— Begin —

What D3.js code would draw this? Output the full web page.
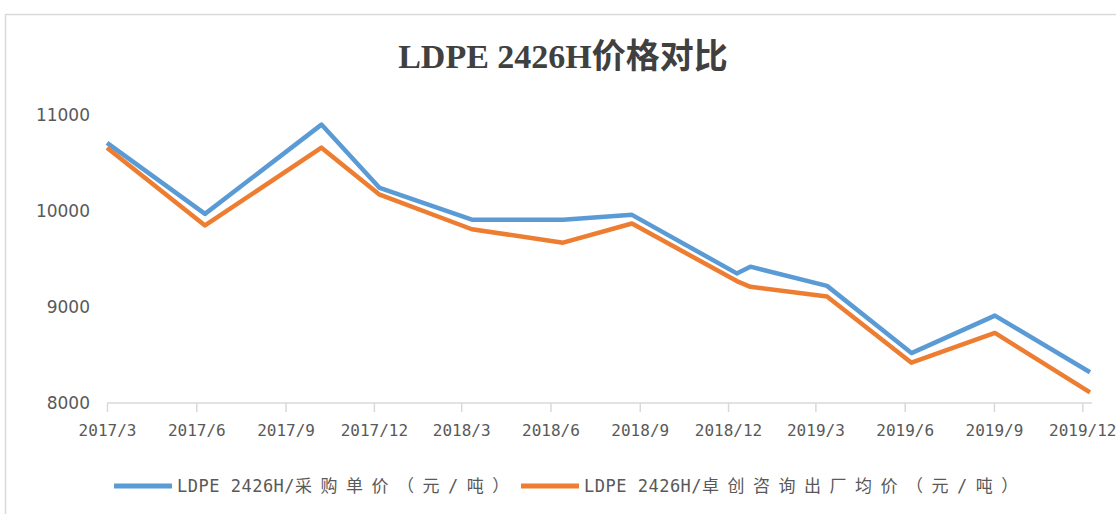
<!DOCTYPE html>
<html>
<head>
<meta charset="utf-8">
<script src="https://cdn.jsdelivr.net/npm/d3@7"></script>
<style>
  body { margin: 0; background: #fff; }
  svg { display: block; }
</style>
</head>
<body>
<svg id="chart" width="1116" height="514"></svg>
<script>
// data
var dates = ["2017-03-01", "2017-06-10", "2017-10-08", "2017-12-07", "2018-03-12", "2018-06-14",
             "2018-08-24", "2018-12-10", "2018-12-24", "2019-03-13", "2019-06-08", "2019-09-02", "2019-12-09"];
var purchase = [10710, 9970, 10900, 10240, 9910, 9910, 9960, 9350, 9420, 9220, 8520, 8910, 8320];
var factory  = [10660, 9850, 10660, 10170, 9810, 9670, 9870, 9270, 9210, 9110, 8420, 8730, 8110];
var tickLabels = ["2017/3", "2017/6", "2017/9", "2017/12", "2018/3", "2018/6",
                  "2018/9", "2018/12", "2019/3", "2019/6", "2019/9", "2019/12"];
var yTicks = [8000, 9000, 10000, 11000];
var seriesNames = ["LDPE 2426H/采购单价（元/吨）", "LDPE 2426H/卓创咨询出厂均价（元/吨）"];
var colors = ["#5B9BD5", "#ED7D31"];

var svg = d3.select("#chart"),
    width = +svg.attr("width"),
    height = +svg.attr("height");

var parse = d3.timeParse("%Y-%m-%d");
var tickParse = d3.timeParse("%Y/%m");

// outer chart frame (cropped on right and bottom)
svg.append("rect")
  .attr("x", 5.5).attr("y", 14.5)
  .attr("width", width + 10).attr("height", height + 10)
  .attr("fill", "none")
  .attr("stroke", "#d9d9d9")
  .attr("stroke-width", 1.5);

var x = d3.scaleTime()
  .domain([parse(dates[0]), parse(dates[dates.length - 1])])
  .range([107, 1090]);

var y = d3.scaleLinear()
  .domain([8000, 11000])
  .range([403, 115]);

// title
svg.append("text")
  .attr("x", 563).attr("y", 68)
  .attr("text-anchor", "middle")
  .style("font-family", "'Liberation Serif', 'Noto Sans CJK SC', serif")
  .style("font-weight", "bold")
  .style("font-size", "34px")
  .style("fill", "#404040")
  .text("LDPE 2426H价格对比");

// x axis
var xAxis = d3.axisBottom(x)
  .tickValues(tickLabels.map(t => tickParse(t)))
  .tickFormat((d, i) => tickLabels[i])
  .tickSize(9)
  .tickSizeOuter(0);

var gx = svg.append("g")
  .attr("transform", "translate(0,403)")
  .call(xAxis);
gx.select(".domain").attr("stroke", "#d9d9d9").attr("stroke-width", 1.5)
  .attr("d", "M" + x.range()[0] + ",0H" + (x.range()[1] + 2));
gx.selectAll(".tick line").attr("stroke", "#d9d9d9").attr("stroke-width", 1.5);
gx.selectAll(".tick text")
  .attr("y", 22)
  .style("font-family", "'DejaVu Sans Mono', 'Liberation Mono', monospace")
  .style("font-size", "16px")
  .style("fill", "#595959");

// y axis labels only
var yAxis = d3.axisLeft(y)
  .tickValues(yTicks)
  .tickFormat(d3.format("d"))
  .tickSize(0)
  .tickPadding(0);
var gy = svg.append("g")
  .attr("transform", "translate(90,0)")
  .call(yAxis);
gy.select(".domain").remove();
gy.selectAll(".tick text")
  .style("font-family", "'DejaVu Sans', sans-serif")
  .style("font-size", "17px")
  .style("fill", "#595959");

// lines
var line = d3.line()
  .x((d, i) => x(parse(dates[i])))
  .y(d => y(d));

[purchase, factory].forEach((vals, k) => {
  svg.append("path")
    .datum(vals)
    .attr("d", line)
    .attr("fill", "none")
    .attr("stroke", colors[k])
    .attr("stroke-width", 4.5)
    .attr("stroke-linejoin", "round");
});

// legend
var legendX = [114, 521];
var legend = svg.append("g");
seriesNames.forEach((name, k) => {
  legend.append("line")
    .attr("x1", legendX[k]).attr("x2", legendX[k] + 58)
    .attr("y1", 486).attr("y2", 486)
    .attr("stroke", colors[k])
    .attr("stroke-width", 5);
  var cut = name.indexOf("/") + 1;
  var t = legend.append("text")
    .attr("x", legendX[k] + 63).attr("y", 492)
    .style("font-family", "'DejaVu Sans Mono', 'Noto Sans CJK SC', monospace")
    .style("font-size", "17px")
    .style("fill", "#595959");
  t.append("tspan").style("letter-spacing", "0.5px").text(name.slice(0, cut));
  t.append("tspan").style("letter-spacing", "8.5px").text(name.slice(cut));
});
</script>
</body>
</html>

— End —
— Begin —

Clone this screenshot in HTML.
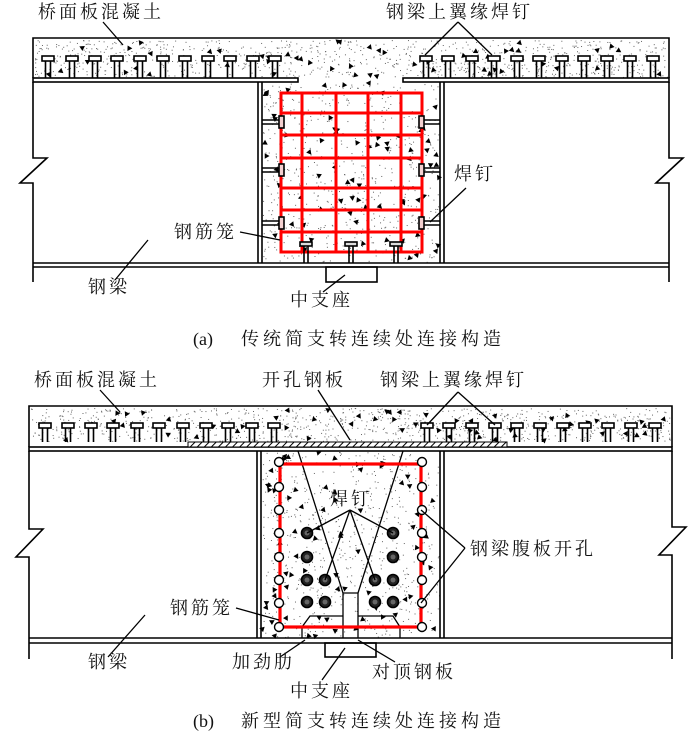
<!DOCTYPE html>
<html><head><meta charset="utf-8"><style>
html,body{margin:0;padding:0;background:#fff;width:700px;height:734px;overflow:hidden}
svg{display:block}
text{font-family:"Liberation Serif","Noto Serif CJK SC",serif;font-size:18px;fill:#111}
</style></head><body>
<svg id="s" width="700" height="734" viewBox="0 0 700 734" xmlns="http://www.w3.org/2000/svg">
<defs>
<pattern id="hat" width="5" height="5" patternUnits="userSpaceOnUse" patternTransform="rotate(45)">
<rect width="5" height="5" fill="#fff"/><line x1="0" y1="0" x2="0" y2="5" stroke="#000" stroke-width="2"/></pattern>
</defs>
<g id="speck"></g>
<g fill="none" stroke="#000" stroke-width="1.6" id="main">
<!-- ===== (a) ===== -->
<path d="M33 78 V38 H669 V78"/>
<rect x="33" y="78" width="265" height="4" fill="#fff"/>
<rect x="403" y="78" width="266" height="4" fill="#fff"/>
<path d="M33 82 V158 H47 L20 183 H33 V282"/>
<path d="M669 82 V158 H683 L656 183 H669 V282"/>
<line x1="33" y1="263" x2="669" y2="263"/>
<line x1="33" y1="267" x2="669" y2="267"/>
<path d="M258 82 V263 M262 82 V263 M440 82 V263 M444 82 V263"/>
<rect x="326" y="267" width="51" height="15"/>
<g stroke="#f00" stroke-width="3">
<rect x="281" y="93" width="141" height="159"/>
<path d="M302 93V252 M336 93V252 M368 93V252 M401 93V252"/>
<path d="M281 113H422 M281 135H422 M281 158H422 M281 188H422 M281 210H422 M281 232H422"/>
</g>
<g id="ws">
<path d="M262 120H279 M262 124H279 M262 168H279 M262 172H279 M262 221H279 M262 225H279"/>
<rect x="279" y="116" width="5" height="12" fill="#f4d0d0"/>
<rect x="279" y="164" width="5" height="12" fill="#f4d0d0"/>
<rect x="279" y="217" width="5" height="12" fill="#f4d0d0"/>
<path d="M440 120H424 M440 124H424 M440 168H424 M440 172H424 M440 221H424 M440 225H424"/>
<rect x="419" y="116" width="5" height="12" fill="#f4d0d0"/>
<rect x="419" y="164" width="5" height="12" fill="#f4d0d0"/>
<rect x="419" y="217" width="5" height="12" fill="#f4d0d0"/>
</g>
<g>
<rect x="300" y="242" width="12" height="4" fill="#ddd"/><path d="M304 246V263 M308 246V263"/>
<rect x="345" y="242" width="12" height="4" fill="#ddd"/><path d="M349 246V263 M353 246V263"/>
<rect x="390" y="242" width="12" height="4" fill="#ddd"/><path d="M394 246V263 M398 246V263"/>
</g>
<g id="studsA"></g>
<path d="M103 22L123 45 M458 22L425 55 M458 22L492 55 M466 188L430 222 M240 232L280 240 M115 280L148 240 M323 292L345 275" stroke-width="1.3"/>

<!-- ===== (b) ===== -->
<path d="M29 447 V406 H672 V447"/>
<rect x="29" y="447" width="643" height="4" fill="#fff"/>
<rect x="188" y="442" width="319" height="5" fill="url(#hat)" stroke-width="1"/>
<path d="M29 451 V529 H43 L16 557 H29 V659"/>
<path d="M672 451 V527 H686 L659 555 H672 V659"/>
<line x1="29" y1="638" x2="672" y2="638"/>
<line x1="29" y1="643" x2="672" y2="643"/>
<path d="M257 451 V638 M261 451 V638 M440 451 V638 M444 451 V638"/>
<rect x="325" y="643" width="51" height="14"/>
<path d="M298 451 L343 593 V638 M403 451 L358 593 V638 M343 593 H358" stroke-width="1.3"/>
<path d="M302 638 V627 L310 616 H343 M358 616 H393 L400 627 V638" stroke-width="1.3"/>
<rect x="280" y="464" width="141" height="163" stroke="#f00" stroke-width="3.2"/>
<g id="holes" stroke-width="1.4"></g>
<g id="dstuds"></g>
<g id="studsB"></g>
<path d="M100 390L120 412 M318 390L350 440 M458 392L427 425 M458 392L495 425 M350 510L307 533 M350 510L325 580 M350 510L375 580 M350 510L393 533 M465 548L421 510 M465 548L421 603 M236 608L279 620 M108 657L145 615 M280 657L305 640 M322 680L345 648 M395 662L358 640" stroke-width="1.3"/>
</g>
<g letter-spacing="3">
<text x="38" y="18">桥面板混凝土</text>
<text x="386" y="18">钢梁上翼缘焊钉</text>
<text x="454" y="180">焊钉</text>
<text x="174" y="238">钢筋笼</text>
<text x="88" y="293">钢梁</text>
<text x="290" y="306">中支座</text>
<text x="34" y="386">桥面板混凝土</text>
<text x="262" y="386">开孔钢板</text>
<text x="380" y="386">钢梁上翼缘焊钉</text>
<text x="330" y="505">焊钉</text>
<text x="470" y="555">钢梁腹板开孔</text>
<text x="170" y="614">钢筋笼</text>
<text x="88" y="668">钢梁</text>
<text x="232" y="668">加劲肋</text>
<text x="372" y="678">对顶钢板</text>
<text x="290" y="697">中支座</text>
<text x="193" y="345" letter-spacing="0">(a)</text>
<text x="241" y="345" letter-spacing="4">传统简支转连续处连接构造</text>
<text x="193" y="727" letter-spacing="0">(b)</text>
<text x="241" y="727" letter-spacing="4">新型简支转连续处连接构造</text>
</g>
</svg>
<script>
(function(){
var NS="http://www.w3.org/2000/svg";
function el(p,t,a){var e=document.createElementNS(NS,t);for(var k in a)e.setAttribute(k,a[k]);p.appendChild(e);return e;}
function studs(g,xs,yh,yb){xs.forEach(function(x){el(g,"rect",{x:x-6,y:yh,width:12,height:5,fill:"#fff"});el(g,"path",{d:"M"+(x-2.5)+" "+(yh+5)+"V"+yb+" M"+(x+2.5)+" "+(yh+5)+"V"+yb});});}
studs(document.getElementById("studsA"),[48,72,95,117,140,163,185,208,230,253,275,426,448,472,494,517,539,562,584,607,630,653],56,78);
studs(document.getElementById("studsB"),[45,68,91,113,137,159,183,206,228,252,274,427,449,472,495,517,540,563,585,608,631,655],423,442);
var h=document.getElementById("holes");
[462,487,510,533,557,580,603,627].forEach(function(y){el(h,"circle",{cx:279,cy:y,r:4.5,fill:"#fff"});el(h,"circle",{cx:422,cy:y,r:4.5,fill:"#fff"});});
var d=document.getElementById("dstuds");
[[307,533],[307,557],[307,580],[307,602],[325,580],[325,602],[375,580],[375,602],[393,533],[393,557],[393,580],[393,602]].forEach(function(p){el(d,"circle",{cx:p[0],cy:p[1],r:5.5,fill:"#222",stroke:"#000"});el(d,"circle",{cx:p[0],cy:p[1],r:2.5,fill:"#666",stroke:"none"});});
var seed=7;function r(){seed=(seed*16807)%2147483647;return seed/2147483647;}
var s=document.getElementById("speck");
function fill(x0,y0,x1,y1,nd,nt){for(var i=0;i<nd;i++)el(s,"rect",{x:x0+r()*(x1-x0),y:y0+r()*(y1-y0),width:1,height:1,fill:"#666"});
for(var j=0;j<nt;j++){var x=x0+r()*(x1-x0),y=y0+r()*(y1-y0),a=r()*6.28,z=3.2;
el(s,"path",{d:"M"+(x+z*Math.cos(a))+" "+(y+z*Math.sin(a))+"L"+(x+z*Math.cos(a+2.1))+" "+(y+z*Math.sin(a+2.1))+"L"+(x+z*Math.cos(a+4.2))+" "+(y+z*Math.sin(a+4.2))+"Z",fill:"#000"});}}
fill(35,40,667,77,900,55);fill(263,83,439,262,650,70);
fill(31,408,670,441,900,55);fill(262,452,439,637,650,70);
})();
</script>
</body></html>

— End —

# SHORT PROBLEM:
Look through the records and gather each line with the word "this".

# SOLUTION:
What D3.js code would draw this? Output the full web page.
Clone this screenshot in HTML.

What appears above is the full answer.